Depois da realização do Concílio Vaticano II, deu-se início na Igreja o processo de descentralização do poder. O padre deixou de ser o homem mais importante da comunidade e passou a partilhar seu poder com os conselhos pastoral e econômico. As decisões passaram a ser tomadas em comunidade. É verdade que ainda há resistências por parte de muitos padres, que dando oportunidade ao leigo para participar das tomadas de decisões pensam que estão perdendo o poder. Desta maneira, revelam-se apegados ao mesmo e isto é contrário à essência do sacramento da Ordem. Há leigos que, acostumados à cultura antiga da submissão ao padre, também não aceitam participar das tomadas de decisões vivenciando um saudosismo doentio.

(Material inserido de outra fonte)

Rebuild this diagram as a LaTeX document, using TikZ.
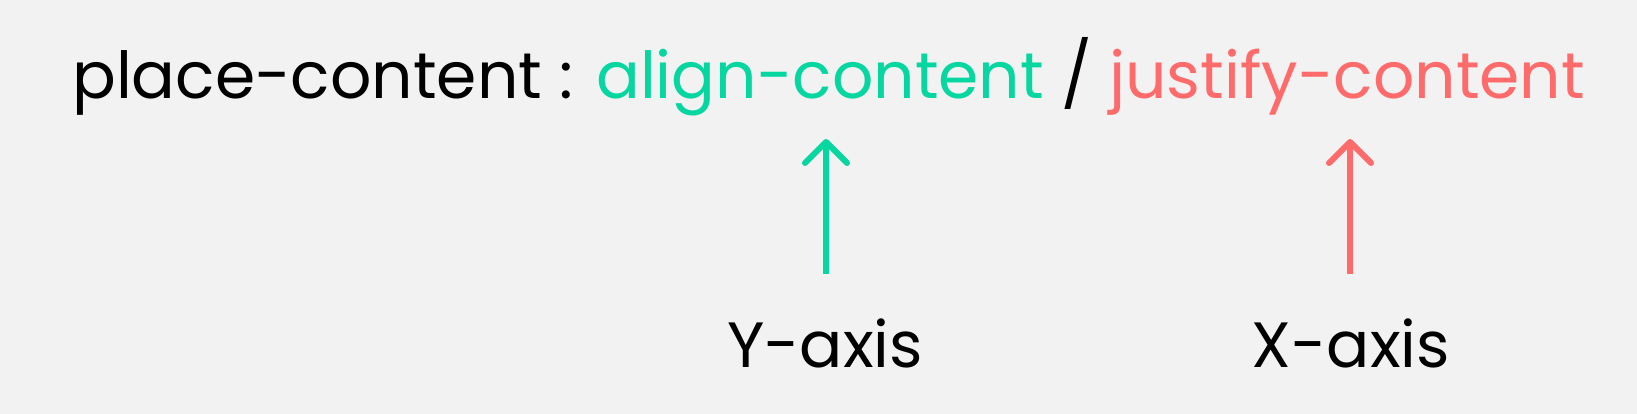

Precisamos tomar consciência da necessidade de colocarmos em prática a mensagem do Concílio Vaticano II: a construção de uma Igreja pautada na comunhão e na participação. Não vale aparência de comunhão e participação, mas vivência concreta do amor-serviço na construção do Reino. É caminhando na humildade e simplicidade, na justiça e no amor, que teremos uma Igreja mais humana e mais povo, pois somente assim haveremos de construir um mundo de irmãos, onde nossa lei será o amor e Deus será tudo em todos.